Fadly believed that rendang and kalio were actually introduced by Portuguese people during the colonization period in the 16th century.
Portuguese people have a cooking method known as bafado, which involves slowly cooking ingredients, including meat and coconut milk, in a pot or frying pan over a low heat until all of the liquids evaporate, which can preserve the meat for weeks.
During their colonial ventures, Portuguese people reportedly liked to use the bafado method to create packable meals. Bringing this stored food, the Portuguese visited West Sumatra through the Malacca Strait as well as Pahang in Malaysia.
“In Malaysia, kalio is wet, but rendang is dry,” said 35-year-old Fadly, who also wrote Rijsttafel: Budaya Kuliner di Indonesia Masa Kolonial (Culinary Culture in Indonesia during the Colonial Period).
According to Fadly, the word balado — describing the Minang style of sautéing chili in oil with other spices, such as onion and garlic — derives from bafado.
Other loanwords from Portuguese found on Indonesian menus are terigu (wheat), papaia for pepaya (papaya), manteiga for mentega ( butter) and queijo for keju (cheese).
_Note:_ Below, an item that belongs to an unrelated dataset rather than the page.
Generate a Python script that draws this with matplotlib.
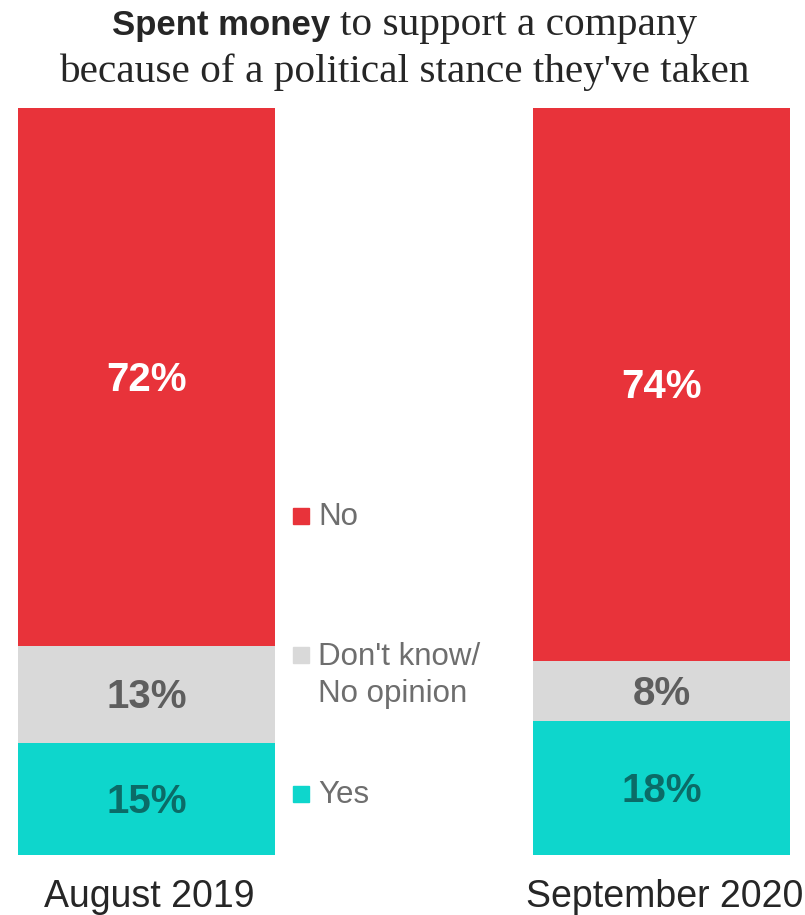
import matplotlib.pyplot as plt
import matplotlib.transforms as mtrans
from matplotlib.patches import Rectangle

categories = ['August 2019', 'September 2020']
yes = [15, 18]
dont_know = [13, 8]
no = [72, 74]
legend_labels = ['No', "Don't know/\nNo opinion", 'Yes']

red = '#E8333A'
grey = '#D9D9D9'
teal = '#0ED6CC'

W, H = 805, 915

def fx(px):
    return px / W

def fy(py):
    # py measured from the top of the picture
    return 1 - py / H

fig = plt.figure(figsize=(W / 100, H / 100), dpi=100)
ax = fig.add_axes([0, 60 / H, 1, 747 / H])

pos = [0, 1]
width = 257 / 515

b1 = ax.bar(pos, yes, width, color=teal)
b2 = ax.bar(pos, dont_know, width, bottom=yes, color=grey)
bottoms = [a + b for a, b in zip(yes, dont_know)]
b3 = ax.bar(pos, no, width, bottom=bottoms, color=red)

lab_font = dict(fontsize=29, family='Liberation Sans', fontweight='bold')
anns = []
anns += ax.bar_label(b1, labels=[f'{v}%' for v in yes], label_type='center',
                     color='#0B6B67', **lab_font)
anns += ax.bar_label(b2, labels=[f'{v}%' for v in dont_know], label_type='center',
                     color='#5E5E5E', **lab_font)
anns += ax.bar_label(b3, labels=[f'{v}%' for v in no], label_type='center',
                     color='white', **lab_font)
for a in anns:
    a.xyann = (0, -2.2)

ax.set_xlim(-146.5 / 515, 1 + 143.5 / 515)
ax.set_ylim(0, 100)
ax.set_xticks(pos)
ax.set_xticklabels(categories, fontsize=27, family='Liberation Sans', color='#262626')
ax.tick_params(axis='x', length=0, pad=17)
shift = mtrans.ScaledTranslation(3 / 100, 0, fig.dpi_scale_trans)
for t in ax.get_xticklabels():
    t.set_transform(t.get_transform() + shift)
ax.set_yticks([])
for s in ax.spines.values():
    s.set_visible(False)

# title: sans part + serif part
fig.text(fx(330), fy(35), 'Spent money', ha='right', va='baseline',
         fontsize=25, family='Liberation Sans', fontweight='bold', color='#262626')
fig.text(fx(340), fy(35), 'to support a company', ha='left', va='baseline',
         fontsize=29.7, family='Liberation Serif', color='#262626')
fig.text(fx(404), fy(82), "because of a political stance they've taken",
         ha='center', va='baseline', fontsize=29.7, family='Liberation Serif',
         color='#262626')

# legend in the gap between the bars
leg_colors = [red, grey, teal]
leg_y = [516, 655, 794]
for lab, c, y in zip(legend_labels, leg_colors, leg_y):
    fig.patches.append(Rectangle((fx(293), fy(y + 8)), 16 / W, 16 / H,
                                 transform=fig.transFigure, color=c))
    if '\n' in lab:
        fig.text(fx(318), fy(y - 13), lab, ha='left', va='top',
                 fontsize=22.5, family='Liberation Sans', color='#6E6E6E',
                 linespacing=1.3)
    else:
        fig.text(fx(318), fy(y + 1), lab, ha='left', va='center',
                 fontsize=22.5, family='Liberation Sans', color='#6E6E6E')

plt.savefig('out.png', dpi=100)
In his book, Fadly said Indonesian food was historically rich from harmonious interactions with Chinese, Indian, Arabic and European cultures.
“Unfortunately, many Indonesian people are yet to know about the history and culture of Indonesian food due to a lack of references about it,” said the writer, who took five years to complete the book. Fadly hoped his book would not only make Indonesian people prouder of local cuisine but also able to understand the concepts of “sharing cuisine” and “sharing flavors.”
Through such understanding, he hoped people would not react badly when learning that certain local dishes were shared by neighboring countries.
“Foods that people consume right now are mostly the result of cross-cultural interactions among people from many nations in the past,” he said.
So does Indonesia have its own authentic dishes? Fadly said yes, citing pecel (boiled vegetables with peanut sauce), gudeg ( jackfruit stew with palm sugar and coconut milk), papeda (sticky sago porridge) and rawon (dark beef soup) as examples.